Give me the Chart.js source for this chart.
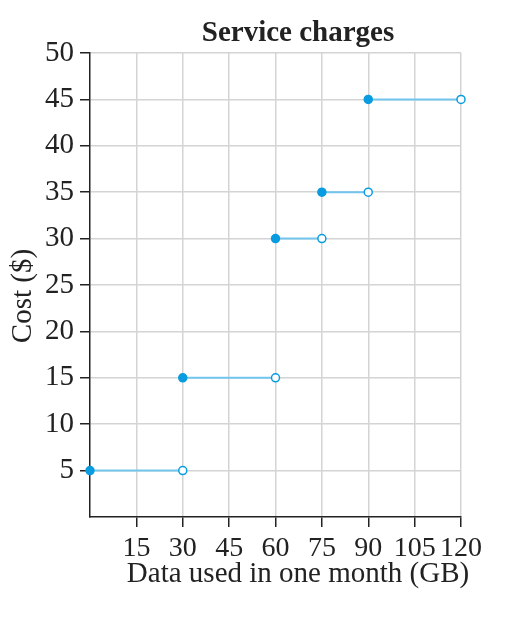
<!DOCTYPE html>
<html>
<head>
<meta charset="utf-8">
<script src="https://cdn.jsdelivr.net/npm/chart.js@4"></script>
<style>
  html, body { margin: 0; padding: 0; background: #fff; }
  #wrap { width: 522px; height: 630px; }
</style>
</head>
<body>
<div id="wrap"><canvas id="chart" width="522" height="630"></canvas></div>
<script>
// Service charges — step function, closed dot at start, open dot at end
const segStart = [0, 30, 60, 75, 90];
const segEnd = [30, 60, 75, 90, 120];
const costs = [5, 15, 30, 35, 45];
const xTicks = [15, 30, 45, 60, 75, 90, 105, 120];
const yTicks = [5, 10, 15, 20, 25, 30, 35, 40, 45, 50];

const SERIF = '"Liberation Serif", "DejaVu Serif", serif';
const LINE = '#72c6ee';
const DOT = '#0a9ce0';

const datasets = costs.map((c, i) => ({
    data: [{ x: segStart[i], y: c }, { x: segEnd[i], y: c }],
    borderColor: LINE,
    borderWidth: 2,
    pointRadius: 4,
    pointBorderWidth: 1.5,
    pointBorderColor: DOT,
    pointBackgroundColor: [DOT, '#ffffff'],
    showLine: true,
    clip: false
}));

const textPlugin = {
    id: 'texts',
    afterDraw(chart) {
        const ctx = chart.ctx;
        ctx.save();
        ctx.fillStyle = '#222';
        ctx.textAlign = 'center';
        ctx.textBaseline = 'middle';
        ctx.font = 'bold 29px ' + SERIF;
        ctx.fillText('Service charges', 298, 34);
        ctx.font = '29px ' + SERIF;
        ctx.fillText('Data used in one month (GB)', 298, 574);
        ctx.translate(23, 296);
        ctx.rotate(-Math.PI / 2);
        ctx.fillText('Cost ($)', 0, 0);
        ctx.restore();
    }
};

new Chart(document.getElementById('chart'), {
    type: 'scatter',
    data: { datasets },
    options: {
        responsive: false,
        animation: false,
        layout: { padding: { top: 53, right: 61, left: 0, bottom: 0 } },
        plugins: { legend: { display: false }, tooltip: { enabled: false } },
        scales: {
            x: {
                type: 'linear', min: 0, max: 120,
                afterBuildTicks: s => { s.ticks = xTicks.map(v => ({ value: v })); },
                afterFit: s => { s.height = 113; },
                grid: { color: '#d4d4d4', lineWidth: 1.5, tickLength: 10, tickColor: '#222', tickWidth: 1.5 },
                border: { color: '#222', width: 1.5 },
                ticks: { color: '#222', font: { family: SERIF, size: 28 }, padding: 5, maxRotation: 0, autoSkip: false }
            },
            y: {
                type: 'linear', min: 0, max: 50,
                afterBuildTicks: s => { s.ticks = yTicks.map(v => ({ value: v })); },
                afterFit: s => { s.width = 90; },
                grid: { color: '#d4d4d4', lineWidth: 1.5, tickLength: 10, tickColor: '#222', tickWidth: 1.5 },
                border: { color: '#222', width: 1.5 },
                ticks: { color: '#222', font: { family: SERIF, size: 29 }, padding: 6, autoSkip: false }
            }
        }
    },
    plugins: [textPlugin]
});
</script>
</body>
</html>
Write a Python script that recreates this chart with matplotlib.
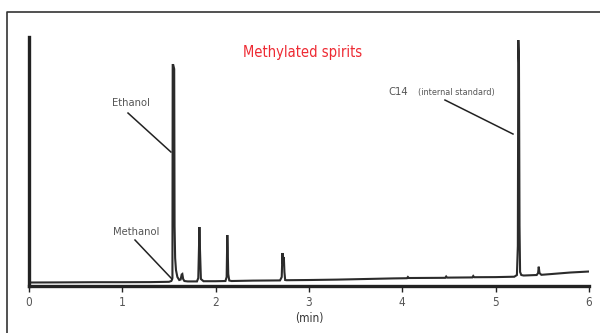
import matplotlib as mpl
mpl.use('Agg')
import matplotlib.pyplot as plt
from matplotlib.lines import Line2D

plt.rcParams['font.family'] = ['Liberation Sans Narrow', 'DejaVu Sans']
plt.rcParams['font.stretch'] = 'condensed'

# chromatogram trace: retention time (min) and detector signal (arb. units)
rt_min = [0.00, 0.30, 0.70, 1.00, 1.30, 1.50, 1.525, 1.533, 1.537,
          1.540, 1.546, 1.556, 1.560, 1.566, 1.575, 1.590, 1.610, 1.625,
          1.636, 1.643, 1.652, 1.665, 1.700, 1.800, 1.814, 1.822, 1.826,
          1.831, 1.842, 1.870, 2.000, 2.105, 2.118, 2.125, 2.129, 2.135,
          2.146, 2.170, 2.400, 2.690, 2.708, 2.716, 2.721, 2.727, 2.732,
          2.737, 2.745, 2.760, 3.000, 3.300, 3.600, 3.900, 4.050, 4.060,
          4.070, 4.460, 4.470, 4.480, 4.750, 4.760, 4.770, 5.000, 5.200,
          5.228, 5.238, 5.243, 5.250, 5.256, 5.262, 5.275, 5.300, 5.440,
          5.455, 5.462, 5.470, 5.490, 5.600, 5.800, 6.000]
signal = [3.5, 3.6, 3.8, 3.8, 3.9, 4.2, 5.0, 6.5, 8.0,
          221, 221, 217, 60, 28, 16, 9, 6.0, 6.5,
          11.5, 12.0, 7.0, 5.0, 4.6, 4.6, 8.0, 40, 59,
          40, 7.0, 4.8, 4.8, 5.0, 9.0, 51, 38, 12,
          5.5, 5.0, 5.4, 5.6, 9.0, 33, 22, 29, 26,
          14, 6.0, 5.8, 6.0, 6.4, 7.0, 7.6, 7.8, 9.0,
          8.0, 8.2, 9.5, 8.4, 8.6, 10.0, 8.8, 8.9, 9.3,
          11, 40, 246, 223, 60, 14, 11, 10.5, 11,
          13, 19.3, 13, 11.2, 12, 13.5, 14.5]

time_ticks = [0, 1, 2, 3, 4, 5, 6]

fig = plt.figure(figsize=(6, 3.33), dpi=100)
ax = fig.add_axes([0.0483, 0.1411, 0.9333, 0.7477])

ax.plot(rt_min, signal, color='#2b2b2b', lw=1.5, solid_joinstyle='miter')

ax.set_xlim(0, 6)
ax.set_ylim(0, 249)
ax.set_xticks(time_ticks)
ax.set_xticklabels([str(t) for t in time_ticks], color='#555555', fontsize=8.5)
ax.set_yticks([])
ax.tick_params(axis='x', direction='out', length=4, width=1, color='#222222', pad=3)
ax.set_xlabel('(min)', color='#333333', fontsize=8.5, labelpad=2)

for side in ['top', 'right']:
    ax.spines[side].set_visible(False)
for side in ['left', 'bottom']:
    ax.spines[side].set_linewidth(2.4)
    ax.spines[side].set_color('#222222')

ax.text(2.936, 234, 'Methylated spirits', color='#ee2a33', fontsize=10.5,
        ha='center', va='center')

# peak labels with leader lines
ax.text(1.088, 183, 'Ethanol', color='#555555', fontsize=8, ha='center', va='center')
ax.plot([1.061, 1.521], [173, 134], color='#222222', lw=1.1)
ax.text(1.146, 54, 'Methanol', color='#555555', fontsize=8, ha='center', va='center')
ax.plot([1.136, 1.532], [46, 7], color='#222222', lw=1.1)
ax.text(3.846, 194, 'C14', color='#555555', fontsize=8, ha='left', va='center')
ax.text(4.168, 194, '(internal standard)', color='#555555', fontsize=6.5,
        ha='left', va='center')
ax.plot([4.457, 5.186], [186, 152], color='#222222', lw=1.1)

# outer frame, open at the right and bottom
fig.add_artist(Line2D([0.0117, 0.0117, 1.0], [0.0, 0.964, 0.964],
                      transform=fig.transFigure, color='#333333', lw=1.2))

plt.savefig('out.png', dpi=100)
# # # # # # #
Transcribe the whole listing, character for character, but not its images.

*Complete response*:
Give me the Chart.js source for this chart.
<!DOCTYPE html>
<html>
<head>
<meta charset="utf-8">
<script src="https://cdn.jsdelivr.net/npm/chart.js@4"></script>
<style>
  html, body { margin: 0; padding: 0; background: #fff; }
  #wrap { width: 522px; height: 630px; }
</style>
</head>
<body>
<div id="wrap"><canvas id="chart" width="522" height="630"></canvas></div>
<script>
// Service charges — step function, closed dot at start, open dot at end
const segStart = [0, 30, 60, 75, 90];
const segEnd = [30, 60, 75, 90, 120];
const costs = [5, 15, 30, 35, 45];
const xTicks = [15, 30, 45, 60, 75, 90, 105, 120];
const yTicks = [5, 10, 15, 20, 25, 30, 35, 40, 45, 50];

const SERIF = '"Liberation Serif", "DejaVu Serif", serif';
const LINE = '#72c6ee';
const DOT = '#0a9ce0';

const datasets = costs.map((c, i) => ({
    data: [{ x: segStart[i], y: c }, { x: segEnd[i], y: c }],
    borderColor: LINE,
    borderWidth: 2,
    pointRadius: 4,
    pointBorderWidth: 1.5,
    pointBorderColor: DOT,
    pointBackgroundColor: [DOT, '#ffffff'],
    showLine: true,
    clip: false
}));

const textPlugin = {
    id: 'texts',
    afterDraw(chart) {
        const ctx = chart.ctx;
        ctx.save();
        ctx.fillStyle = '#222';
        ctx.textAlign = 'center';
        ctx.textBaseline = 'middle';
        ctx.font = 'bold 29px ' + SERIF;
        ctx.fillText('Service charges', 298, 34);
        ctx.font = '29px ' + SERIF;
        ctx.fillText('Data used in one month (GB)', 298, 574);
        ctx.translate(23, 296);
        ctx.rotate(-Math.PI / 2);
        ctx.fillText('Cost ($)', 0, 0);
        ctx.restore();
    }
};

new Chart(document.getElementById('chart'), {
    type: 'scatter',
    data: { datasets },
    options: {
        responsive: false,
        animation: false,
        layout: { padding: { top: 53, right: 61, left: 0, bottom: 0 } },
        plugins: { legend: { display: false }, tooltip: { enabled: false } },
        scales: {
            x: {
                type: 'linear', min: 0, max: 120,
                afterBuildTicks: s => { s.ticks = xTicks.map(v => ({ value: v })); },
                afterFit: s => { s.height = 113; },
                grid: { color: '#d4d4d4', lineWidth: 1.5, tickLength: 10, tickColor: '#222', tickWidth: 1.5 },
                border: { color: '#222', width: 1.5 },
                ticks: { color: '#222', font: { family: SERIF, size: 28 }, padding: 5, maxRotation: 0, autoSkip: false }
            },
            y: {
                type: 'linear', min: 0, max: 50,
                afterBuildTicks: s => { s.ticks = yTicks.map(v => ({ value: v })); },
                afterFit: s => { s.width = 90; },
                grid: { color: '#d4d4d4', lineWidth: 1.5, tickLength: 10, tickColor: '#222', tickWidth: 1.5 },
                border: { color: '#222', width: 1.5 },
                ticks: { color: '#222', font: { family: SERIF, size: 29 }, padding: 6, autoSkip: false }
            }
        }
    },
    plugins: [textPlugin]
});
</script>
</body>
</html>
Write a Python script that recreates this chart with matplotlib.
import matplotlib as mpl
mpl.use('Agg')
import matplotlib.pyplot as plt
from matplotlib.lines import Line2D

plt.rcParams['font.family'] = ['Liberation Sans Narrow', 'DejaVu Sans']
plt.rcParams['font.stretch'] = 'condensed'

# chromatogram trace: retention time (min) and detector signal (arb. units)
rt_min = [0.00, 0.30, 0.70, 1.00, 1.30, 1.50, 1.525, 1.533, 1.537,
          1.540, 1.546, 1.556, 1.560, 1.566, 1.575, 1.590, 1.610, 1.625,
          1.636, 1.643, 1.652, 1.665, 1.700, 1.800, 1.814, 1.822, 1.826,
          1.831, 1.842, 1.870, 2.000, 2.105, 2.118, 2.125, 2.129, 2.135,
          2.146, 2.170, 2.400, 2.690, 2.708, 2.716, 2.721, 2.727, 2.732,
          2.737, 2.745, 2.760, 3.000, 3.300, 3.600, 3.900, 4.050, 4.060,
          4.070, 4.460, 4.470, 4.480, 4.750, 4.760, 4.770, 5.000, 5.200,
          5.228, 5.238, 5.243, 5.250, 5.256, 5.262, 5.275, 5.300, 5.440,
          5.455, 5.462, 5.470, 5.490, 5.600, 5.800, 6.000]
signal = [3.5, 3.6, 3.8, 3.8, 3.9, 4.2, 5.0, 6.5, 8.0,
          221, 221, 217, 60, 28, 16, 9, 6.0, 6.5,
          11.5, 12.0, 7.0, 5.0, 4.6, 4.6, 8.0, 40, 59,
          40, 7.0, 4.8, 4.8, 5.0, 9.0, 51, 38, 12,
          5.5, 5.0, 5.4, 5.6, 9.0, 33, 22, 29, 26,
          14, 6.0, 5.8, 6.0, 6.4, 7.0, 7.6, 7.8, 9.0,
          8.0, 8.2, 9.5, 8.4, 8.6, 10.0, 8.8, 8.9, 9.3,
          11, 40, 246, 223, 60, 14, 11, 10.5, 11,
          13, 19.3, 13, 11.2, 12, 13.5, 14.5]

time_ticks = [0, 1, 2, 3, 4, 5, 6]

fig = plt.figure(figsize=(6, 3.33), dpi=100)
ax = fig.add_axes([0.0483, 0.1411, 0.9333, 0.7477])

ax.plot(rt_min, signal, color='#2b2b2b', lw=1.5, solid_joinstyle='miter')

ax.set_xlim(0, 6)
ax.set_ylim(0, 249)
ax.set_xticks(time_ticks)
ax.set_xticklabels([str(t) for t in time_ticks], color='#555555', fontsize=8.5)
ax.set_yticks([])
ax.tick_params(axis='x', direction='out', length=4, width=1, color='#222222', pad=3)
ax.set_xlabel('(min)', color='#333333', fontsize=8.5, labelpad=2)

for side in ['top', 'right']:
    ax.spines[side].set_visible(False)
for side in ['left', 'bottom']:
    ax.spines[side].set_linewidth(2.4)
    ax.spines[side].set_color('#222222')

ax.text(2.936, 234, 'Methylated spirits', color='#ee2a33', fontsize=10.5,
        ha='center', va='center')

# peak labels with leader lines
ax.text(1.088, 183, 'Ethanol', color='#555555', fontsize=8, ha='center', va='center')
ax.plot([1.061, 1.521], [173, 134], color='#222222', lw=1.1)
ax.text(1.146, 54, 'Methanol', color='#555555', fontsize=8, ha='center', va='center')
ax.plot([1.136, 1.532], [46, 7], color='#222222', lw=1.1)
ax.text(3.846, 194, 'C14', color='#555555', fontsize=8, ha='left', va='center')
ax.text(4.168, 194, '(internal standard)', color='#555555', fontsize=6.5,
        ha='left', va='center')
ax.plot([4.457, 5.186], [186, 152], color='#222222', lw=1.1)

# outer frame, open at the right and bottom
fig.add_artist(Line2D([0.0117, 0.0117, 1.0], [0.0, 0.964, 0.964],
                      transform=fig.transFigure, color='#333333', lw=1.2))

plt.savefig('out.png', dpi=100)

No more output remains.